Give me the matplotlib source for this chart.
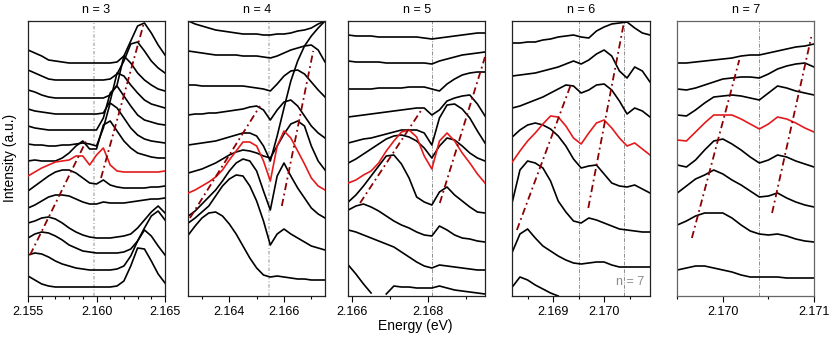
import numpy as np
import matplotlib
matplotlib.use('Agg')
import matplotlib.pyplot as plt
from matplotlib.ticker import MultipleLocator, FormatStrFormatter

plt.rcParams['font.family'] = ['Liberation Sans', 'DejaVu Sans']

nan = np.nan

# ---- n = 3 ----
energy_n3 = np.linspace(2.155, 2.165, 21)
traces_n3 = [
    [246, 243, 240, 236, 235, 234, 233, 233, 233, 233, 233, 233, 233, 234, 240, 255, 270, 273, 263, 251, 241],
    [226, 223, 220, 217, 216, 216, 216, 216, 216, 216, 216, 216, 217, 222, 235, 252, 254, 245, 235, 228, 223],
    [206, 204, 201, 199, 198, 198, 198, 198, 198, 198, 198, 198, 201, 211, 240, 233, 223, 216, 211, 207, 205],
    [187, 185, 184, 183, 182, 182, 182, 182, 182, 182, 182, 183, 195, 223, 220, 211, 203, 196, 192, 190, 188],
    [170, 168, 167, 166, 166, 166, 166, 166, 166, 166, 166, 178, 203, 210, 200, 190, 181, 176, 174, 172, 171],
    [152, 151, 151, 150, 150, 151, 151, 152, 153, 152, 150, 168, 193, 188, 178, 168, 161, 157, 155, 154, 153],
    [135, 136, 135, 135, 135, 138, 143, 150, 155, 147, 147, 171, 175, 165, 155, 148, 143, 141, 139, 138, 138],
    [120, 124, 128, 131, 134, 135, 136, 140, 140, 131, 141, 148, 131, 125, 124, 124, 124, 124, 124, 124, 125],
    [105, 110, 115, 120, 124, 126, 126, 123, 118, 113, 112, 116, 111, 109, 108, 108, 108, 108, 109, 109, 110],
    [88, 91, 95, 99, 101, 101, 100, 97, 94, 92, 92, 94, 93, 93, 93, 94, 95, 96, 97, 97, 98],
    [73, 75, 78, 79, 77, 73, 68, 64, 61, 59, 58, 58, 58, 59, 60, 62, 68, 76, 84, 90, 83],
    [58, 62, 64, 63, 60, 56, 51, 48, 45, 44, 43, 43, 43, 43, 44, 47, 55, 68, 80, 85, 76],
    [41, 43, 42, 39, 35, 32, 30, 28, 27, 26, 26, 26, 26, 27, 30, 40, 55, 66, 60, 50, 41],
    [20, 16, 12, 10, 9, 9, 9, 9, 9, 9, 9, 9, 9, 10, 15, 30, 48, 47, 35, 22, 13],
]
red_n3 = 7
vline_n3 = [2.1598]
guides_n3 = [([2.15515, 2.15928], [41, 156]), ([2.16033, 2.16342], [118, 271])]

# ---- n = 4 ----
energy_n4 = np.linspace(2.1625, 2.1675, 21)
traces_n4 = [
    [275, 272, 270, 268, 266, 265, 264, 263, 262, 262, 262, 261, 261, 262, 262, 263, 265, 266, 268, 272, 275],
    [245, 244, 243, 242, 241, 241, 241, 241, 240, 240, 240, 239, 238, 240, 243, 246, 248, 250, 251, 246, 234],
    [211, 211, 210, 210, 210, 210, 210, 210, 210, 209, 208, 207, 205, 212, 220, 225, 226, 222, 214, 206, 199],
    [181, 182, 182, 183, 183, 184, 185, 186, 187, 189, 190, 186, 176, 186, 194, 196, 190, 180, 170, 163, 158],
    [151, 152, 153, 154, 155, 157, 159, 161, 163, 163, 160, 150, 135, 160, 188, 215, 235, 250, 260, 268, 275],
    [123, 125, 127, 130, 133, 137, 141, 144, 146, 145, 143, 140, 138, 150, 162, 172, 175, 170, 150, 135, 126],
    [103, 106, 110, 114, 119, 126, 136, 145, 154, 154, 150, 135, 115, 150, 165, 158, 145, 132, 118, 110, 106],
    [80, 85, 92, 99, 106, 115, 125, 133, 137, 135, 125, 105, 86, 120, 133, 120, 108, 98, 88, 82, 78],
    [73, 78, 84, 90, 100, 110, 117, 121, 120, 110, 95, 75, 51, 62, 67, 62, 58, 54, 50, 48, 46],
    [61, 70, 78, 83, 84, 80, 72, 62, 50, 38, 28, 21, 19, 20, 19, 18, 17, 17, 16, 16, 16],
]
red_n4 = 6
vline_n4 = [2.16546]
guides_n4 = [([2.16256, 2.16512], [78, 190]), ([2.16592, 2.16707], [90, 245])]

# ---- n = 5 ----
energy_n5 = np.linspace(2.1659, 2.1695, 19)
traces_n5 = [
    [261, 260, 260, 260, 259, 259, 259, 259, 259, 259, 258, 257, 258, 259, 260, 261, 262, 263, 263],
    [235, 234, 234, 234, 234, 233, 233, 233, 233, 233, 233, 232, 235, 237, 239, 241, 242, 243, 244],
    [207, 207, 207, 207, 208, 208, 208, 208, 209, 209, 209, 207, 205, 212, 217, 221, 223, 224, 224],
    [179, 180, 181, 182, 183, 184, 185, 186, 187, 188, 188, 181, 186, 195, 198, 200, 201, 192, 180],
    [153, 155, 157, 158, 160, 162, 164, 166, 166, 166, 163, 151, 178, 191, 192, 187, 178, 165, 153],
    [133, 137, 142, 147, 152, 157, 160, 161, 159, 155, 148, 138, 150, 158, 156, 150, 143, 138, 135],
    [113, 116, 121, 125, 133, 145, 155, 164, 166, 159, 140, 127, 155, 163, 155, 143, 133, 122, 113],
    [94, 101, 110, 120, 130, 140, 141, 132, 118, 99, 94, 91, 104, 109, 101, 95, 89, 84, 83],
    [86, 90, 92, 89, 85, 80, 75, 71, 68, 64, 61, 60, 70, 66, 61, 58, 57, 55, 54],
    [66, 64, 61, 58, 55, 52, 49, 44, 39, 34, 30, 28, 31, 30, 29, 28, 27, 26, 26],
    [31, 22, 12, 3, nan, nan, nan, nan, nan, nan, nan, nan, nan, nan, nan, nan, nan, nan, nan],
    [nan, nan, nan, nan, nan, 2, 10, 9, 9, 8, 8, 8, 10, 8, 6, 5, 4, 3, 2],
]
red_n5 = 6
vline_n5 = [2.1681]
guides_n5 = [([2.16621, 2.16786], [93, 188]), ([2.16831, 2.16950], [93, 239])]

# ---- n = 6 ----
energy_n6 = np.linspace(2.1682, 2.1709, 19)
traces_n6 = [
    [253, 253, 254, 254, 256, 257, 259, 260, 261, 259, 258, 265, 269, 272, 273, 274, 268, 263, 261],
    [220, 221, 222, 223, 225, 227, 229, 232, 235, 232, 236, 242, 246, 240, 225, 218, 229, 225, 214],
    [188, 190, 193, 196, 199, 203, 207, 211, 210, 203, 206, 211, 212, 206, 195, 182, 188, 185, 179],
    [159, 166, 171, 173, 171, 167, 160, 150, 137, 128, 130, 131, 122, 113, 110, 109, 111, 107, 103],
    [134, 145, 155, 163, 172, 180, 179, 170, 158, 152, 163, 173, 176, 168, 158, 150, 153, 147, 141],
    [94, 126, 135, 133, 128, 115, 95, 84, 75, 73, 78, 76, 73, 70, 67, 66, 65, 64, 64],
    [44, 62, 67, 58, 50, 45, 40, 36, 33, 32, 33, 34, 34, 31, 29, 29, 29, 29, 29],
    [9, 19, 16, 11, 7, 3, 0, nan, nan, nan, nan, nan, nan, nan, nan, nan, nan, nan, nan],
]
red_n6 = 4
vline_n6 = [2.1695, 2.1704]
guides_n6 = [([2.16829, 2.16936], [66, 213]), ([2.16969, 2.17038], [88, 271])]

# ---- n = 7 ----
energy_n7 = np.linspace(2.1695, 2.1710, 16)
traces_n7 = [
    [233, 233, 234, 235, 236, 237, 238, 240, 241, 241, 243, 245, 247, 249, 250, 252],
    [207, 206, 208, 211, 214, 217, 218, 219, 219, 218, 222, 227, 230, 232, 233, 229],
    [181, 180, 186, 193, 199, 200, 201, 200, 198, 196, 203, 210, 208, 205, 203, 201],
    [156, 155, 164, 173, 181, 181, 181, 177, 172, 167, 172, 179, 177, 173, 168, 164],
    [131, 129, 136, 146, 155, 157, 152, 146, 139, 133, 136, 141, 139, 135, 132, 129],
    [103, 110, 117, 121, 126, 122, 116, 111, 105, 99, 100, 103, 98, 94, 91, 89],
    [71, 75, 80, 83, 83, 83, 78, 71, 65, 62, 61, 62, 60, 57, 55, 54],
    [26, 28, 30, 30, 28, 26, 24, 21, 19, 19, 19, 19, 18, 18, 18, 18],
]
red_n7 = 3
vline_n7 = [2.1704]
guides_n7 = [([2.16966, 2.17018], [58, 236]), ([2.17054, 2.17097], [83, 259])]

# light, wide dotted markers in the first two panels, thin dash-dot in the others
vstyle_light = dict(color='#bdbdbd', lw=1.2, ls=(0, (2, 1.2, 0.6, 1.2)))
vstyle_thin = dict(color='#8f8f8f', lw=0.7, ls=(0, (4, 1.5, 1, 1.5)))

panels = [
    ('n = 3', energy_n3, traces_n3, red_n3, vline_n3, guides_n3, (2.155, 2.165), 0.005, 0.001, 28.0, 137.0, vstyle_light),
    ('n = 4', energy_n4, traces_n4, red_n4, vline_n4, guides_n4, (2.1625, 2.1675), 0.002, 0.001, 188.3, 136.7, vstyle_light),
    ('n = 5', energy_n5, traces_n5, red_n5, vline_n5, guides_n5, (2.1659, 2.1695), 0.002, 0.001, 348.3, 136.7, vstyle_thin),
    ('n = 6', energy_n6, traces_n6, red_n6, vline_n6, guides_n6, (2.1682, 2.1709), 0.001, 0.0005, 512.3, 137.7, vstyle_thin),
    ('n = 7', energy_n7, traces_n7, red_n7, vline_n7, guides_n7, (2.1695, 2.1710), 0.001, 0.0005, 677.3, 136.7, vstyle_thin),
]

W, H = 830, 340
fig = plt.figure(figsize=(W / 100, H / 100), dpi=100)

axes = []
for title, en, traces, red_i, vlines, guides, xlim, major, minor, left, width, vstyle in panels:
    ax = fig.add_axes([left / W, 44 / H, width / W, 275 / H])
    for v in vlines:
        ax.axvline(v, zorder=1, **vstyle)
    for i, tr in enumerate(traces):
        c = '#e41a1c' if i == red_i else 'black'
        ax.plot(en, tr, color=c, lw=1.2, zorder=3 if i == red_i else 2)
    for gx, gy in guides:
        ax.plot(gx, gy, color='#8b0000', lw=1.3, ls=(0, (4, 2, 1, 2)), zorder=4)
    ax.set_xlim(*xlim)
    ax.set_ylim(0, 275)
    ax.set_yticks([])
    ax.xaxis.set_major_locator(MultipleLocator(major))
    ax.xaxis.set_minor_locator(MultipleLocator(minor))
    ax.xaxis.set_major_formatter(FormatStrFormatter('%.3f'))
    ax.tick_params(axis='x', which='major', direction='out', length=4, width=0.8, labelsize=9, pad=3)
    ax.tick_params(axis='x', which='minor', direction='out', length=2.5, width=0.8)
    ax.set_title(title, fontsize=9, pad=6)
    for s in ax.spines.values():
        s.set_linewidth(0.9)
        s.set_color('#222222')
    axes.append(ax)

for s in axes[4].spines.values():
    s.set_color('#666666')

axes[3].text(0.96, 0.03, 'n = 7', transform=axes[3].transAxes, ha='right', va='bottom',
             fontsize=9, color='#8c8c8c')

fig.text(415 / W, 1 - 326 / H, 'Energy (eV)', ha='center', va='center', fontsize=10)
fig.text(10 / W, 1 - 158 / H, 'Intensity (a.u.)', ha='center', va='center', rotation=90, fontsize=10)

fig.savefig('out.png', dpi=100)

┄┄┄┄┄┄┄┄┄┄┄┄┄┄┄┄┄┄┄┄

### THE REQUEST
Write out, word for word, the lines from the start of the data through the one holding "2.16342], [118, 271])]". Omit pictures.

### CORRECT OUTPUT
Give me the matplotlib source for this chart.
import numpy as np
import matplotlib
matplotlib.use('Agg')
import matplotlib.pyplot as plt
from matplotlib.ticker import MultipleLocator, FormatStrFormatter

plt.rcParams['font.family'] = ['Liberation Sans', 'DejaVu Sans']

nan = np.nan

# ---- n = 3 ----
energy_n3 = np.linspace(2.155, 2.165, 21)
traces_n3 = [
    [246, 243, 240, 236, 235, 234, 233, 233, 233, 233, 233, 233, 233, 234, 240, 255, 270, 273, 263, 251, 241],
    [226, 223, 220, 217, 216, 216, 216, 216, 216, 216, 216, 216, 217, 222, 235, 252, 254, 245, 235, 228, 223],
    [206, 204, 201, 199, 198, 198, 198, 198, 198, 198, 198, 198, 201, 211, 240, 233, 223, 216, 211, 207, 205],
    [187, 185, 184, 183, 182, 182, 182, 182, 182, 182, 182, 183, 195, 223, 220, 211, 203, 196, 192, 190, 188],
    [170, 168, 167, 166, 166, 166, 166, 166, 166, 166, 166, 178, 203, 210, 200, 190, 181, 176, 174, 172, 171],
    [152, 151, 151, 150, 150, 151, 151, 152, 153, 152, 150, 168, 193, 188, 178, 168, 161, 157, 155, 154, 153],
    [135, 136, 135, 135, 135, 138, 143, 150, 155, 147, 147, 171, 175, 165, 155, 148, 143, 141, 139, 138, 138],
    [120, 124, 128, 131, 134, 135, 136, 140, 140, 131, 141, 148, 131, 125, 124, 124, 124, 124, 124, 124, 125],
    [105, 110, 115, 120, 124, 126, 126, 123, 118, 113, 112, 116, 111, 109, 108, 108, 108, 108, 109, 109, 110],
    [88, 91, 95, 99, 101, 101, 100, 97, 94, 92, 92, 94, 93, 93, 93, 94, 95, 96, 97, 97, 98],
    [73, 75, 78, 79, 77, 73, 68, 64, 61, 59, 58, 58, 58, 59, 60, 62, 68, 76, 84, 90, 83],
    [58, 62, 64, 63, 60, 56, 51, 48, 45, 44, 43, 43, 43, 43, 44, 47, 55, 68, 80, 85, 76],
    [41, 43, 42, 39, 35, 32, 30, 28, 27, 26, 26, 26, 26, 27, 30, 40, 55, 66, 60, 50, 41],
    [20, 16, 12, 10, 9, 9, 9, 9, 9, 9, 9, 9, 9, 10, 15, 30, 48, 47, 35, 22, 13],
]
red_n3 = 7
vline_n3 = [2.1598]
guides_n3 = [([2.15515, 2.15928], [41, 156]), ([2.16033, 2.16342], [118, 271])]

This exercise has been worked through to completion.